### Task
Extract the lines from the start through the line that holds "import pandas as pd", both included, omitting all images.

### Material provided

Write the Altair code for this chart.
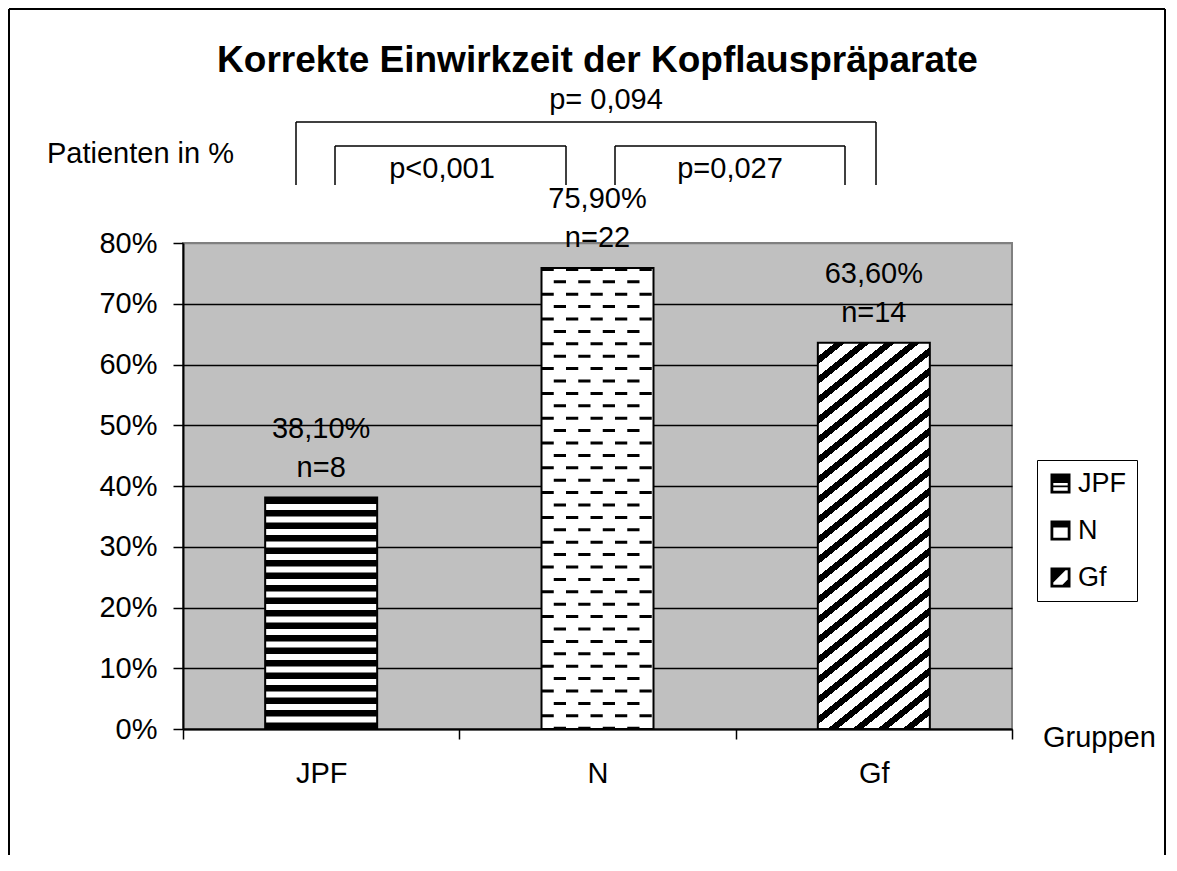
import altair as alt
import pandas as pd

# ---- data -------------------------------------------------------------
groups = ["JPF", "N", "Gf"]
values = [38.1, 75.9, 63.6]
pct_labels = ["38,10%", "75,90%", "63,60%"]
n_labels = ["n=8", "n=22", "n=14"]
y_ticks = [0, 10, 20, 30, 40, 50, 60, 70, 80]

df = pd.DataFrame({"Gruppe": groups, "Wert": values,
                   "Prozent": pct_labels, "n": n_labels})

# ---- style ------------------------------------------------------------
W, H = 829, 486
YMAX = 80
FONT = "Liberation Sans"
BAR_W = 112
FS = 29

x_enc = alt.X("Gruppe:N", sort=groups,
              scale=alt.Scale(domain=groups, paddingInner=0, paddingOuter=0),
              axis=alt.Axis(title=None, labelAngle=0, labelFont=FONT, labelFontSize=FS,
                            labelColor="black", labelPadding=20, tickSize=10,
                            tickColor="black", tickWidth=1.5, domainColor="black",
                            domainWidth=2, tickBand="extent", grid=False))
y_axis = alt.Axis(title=None, values=y_ticks, labelExpr="datum.value + '%'",
                  labelFont=FONT, labelFontSize=FS, labelColor="black",
                  labelPadding=16, tickSize=10, tickColor="black", tickWidth=1.5,
                  domainColor="black", domainWidth=2, grid=True,
                  gridColor={"condition": {"test": "datum.value === 80", "value": "#808080"},
                             "value": "black"},
                  gridWidth=1.5)
y_scale = alt.Scale(domain=[0, YMAX], nice=False)
y_enc = alt.Y("Wert:Q", scale=y_scale, axis=y_axis)

base = alt.Chart(df)

# legend symbols (custom pattern-like icons)
frame_path = "M-1,-1L1,-1L1,1L-1,1Z M-0.72,-0.72L-0.72,0.72L0.72,0.72L0.72,-0.72Z "
sym_paths = [
    frame_path + "M-0.72,-0.72L0.72,-0.72L0.72,-0.05L-0.72,-0.05Z M-0.72,0.2L0.72,0.2L0.72,0.38L-0.72,0.38Z",
    frame_path + "M-0.72,-0.72L0.72,-0.72L0.72,-0.3L-0.72,-0.3Z",
    frame_path + "M-0.72,-0.72L0.5,-0.72L-0.72,0.5Z M0.72,0.2L0.72,0.72L0.2,0.72Z",
]

legend_pts = base.mark_point(
    filled=True, color="black", opacity=1, size=196, yOffset=120
).encode(
    x=x_enc,
    y=y_enc,
    shape=alt.Shape("Gruppe:N", scale=alt.Scale(domain=groups, range=sym_paths),
                    legend=alt.Legend(orient="none", legendX=854, legendY=217, title=None,
                                      labelFont=FONT, labelFontSize=27, labelColor="black",
                                      symbolSize=400, symbolFillColor="black",
                                      symbolStrokeWidth=0, symbolOpacity=1,
                                      strokeColor="black", fillColor="white",
                                      padding=10, rowPadding=19, labelOffset=4,
                                      symbolOffset=0)),
)

white_bars = base.transform_filter("datum.Gruppe != 'Gf'").mark_bar(
    color="white", size=BAR_W).encode(x=x_enc, y=y_enc, y2=alt.datum(0))

# diagonal stripes for Gf via hard-stop linear gradient
gf_val = values[groups.index("Gf")]
bh = gf_val / YMAX * H
t = 0.8           # slope of stripes
per_q = 20.0      # vertical period in px
blk_q = 8.0       # black part of period
Q = t * BAR_W + bh
k = Q / (BAR_W * bh * (t * t / (bh * bh) + 1.0 / (BAR_W * BAR_W)))
gx2 = k * t / bh
gy2 = k / BAR_W
stops = []
q = -per_q * 0.3
while q < Q:
    a = max(q, 0.0) / Q
    b = min(max(q + blk_q, 0.0), Q) / Q
    c = min(q + per_q, Q) / Q
    stops += [alt.GradientStop(offset=a, color="black"),
              alt.GradientStop(offset=b, color="black"),
              alt.GradientStop(offset=b, color="white"),
              alt.GradientStop(offset=c, color="white")]
    q += per_q
grad = alt.LinearGradient(gradient="linear", stops=stops, x1=0, y1=0, x2=gx2, y2=gy2)

gf_bar = base.transform_filter("datum.Gruppe == 'Gf'").mark_bar(
    fill=grad, size=BAR_W).encode(x=x_enc, y=y_enc, y2=alt.datum(0))

# horizontal stripes for JPF
jpf_stripes = base.transform_filter("datum.Gruppe == 'JPF'").mark_rule(
    stroke="black", strokeWidth=BAR_W, strokeDash=[6.5, 6]
).encode(x=x_enc, y=y_enc, y2=alt.datum(0))

# dashed pattern for N
n_layers = []
col_w = 12.25
for j in range(9):
    off = -BAR_W / 2 + col_w / 2 + j * col_w
    n_layers.append(
        base.transform_filter("datum.Gruppe == 'N'").mark_rule(
            stroke="black", strokeWidth=col_w, strokeDash=[3, 21.8],
            strokeDashOffset=(0 if j % 2 == 0 else 12.4), xOffset=off
        ).encode(x=x_enc, y=y_enc, y2=alt.datum(0))
    )

outline = base.mark_bar(fillOpacity=0, stroke="black", strokeWidth=2, size=BAR_W).encode(
    x=x_enc, y=y_enc, y2=alt.datum(0))

lbl1 = base.mark_text(font=FONT, fontSize=FS, color="black", baseline="alphabetic", dy=-60).encode(
    x=x_enc, y=y_enc, text="Prozent:N")
lbl2 = base.mark_text(font=FONT, fontSize=FS, color="black", baseline="alphabetic", dy=-21).encode(
    x=x_enc, y=y_enc, text="n:N")

# ---- annotations ------------------------------------------------------
one = alt.Chart(alt.Data(values=[{}]))


def txt(s, px, py, size=FS, weight="normal", align="center"):
    return one.mark_text(text=s, font=FONT, fontSize=size, fontWeight=weight, color="black",
                         align=align, baseline="alphabetic").encode(
        x=alt.value(px), y=alt.value(py))


def line(x1, y1, x2, y2, w=1.5):
    return one.mark_rule(color="black", strokeWidth=w).encode(
        x=alt.value(x1), x2=alt.value(x2), y=alt.value(y1), y2=alt.value(y2))


annots = [
    txt("Korrekte Einwirkzeit der Kopflauspräparate", 414.5, -171, size=37, weight="bold"),
    txt("p= 0,094", 423, -134),
    txt("Patienten in %", -136, -80, align="left"),
    txt("p<0,001", 259, -65),
    txt("p=0,027", 547, -65),
    txt("Gruppen", 860, 504, align="left"),
    # brackets
    line(113, -121, 693, -121), line(113, -121, 113, -58), line(693, -121, 693, -58),
    line(152, -97, 383, -97), line(152, -97, 152, -58), line(383, -97, 383, -58),
    line(432, -97, 662, -97), line(432, -97, 432, -58), line(662, -97, 662, -58),
    # outer frame
    line(-174, -234, -174, 640, 2), line(-174, -234, 982, -234, 2), line(982, -234, 982, 640, 2),
]

chart = alt.layer(
    legend_pts, white_bars, gf_bar, jpf_stripes, *n_layers, outline, lbl1, lbl2, *annots
).properties(
    width=W, height=H,
    autosize=alt.AutoSizeParams(type="none"),
    padding={"left": 175, "top": 235, "right": 154, "bottom": 126},
    background="white",
).configure_view(
    fill="#C0C0C0", stroke="#808080", strokeWidth=2
)

chart.save("out.html", embed_options={"renderer": "svg", "actions": False})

### The response
Write the Altair code for this chart.
import altair as alt
import pandas as pd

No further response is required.